#### EXTRACTED MATERIAL:
——
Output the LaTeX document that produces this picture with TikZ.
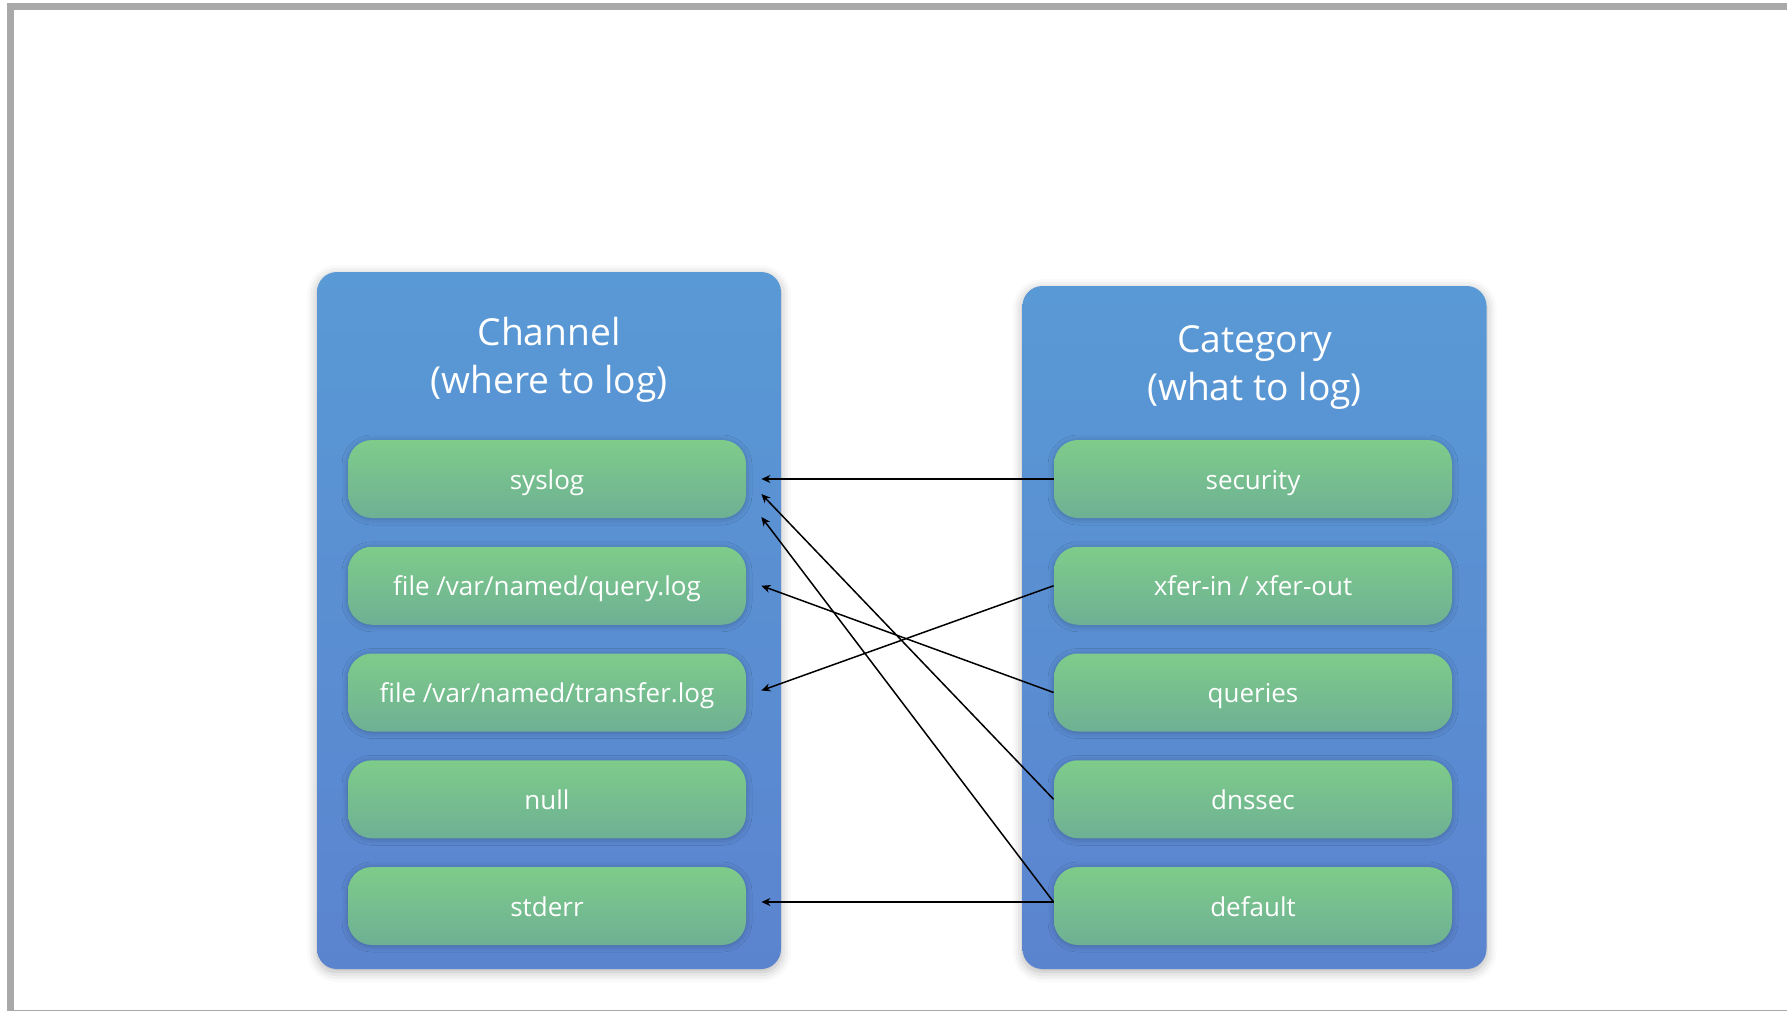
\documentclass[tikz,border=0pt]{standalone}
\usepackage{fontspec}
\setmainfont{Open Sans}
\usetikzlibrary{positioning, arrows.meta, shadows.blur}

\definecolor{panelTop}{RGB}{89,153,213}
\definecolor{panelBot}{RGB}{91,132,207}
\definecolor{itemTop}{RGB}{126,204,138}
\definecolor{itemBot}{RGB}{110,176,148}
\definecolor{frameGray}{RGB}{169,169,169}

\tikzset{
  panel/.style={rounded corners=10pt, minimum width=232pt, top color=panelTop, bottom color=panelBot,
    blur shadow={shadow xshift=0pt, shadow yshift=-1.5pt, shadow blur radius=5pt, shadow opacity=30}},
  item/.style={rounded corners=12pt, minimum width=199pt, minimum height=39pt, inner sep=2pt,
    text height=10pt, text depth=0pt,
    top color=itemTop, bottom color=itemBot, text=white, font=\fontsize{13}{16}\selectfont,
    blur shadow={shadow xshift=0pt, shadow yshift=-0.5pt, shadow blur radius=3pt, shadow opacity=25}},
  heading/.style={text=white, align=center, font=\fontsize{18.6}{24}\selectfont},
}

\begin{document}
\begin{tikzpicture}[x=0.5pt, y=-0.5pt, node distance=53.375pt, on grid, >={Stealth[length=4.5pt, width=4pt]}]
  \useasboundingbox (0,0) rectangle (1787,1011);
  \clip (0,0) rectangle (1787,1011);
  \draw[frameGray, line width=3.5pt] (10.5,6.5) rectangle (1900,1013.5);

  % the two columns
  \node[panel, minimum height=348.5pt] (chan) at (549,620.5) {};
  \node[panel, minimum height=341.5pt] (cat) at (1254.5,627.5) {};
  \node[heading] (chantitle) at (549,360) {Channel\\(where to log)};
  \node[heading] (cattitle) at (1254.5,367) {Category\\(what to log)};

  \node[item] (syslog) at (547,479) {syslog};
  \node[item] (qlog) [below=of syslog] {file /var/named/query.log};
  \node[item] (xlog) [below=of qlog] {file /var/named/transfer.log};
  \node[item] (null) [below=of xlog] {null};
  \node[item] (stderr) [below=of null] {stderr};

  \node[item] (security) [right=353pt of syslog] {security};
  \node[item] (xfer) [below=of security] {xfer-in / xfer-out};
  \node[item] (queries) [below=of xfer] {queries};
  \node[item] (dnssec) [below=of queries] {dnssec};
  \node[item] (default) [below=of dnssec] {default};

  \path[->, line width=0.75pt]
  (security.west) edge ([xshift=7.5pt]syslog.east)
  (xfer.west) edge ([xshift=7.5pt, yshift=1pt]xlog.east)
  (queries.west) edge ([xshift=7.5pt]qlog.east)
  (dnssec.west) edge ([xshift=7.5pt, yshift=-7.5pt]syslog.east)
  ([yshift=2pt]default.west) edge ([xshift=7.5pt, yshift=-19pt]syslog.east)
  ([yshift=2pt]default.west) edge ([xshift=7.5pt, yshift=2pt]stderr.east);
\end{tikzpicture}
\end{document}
——
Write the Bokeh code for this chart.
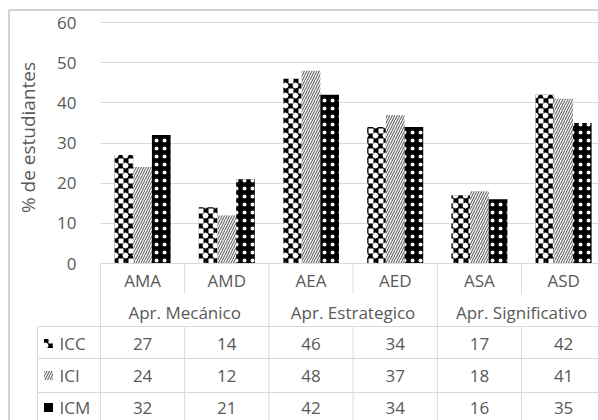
——
#### AIM OF THE TASK:
Give the number of lines in the listing above that hold the string "this", with nothing else.

#### RESULT:
2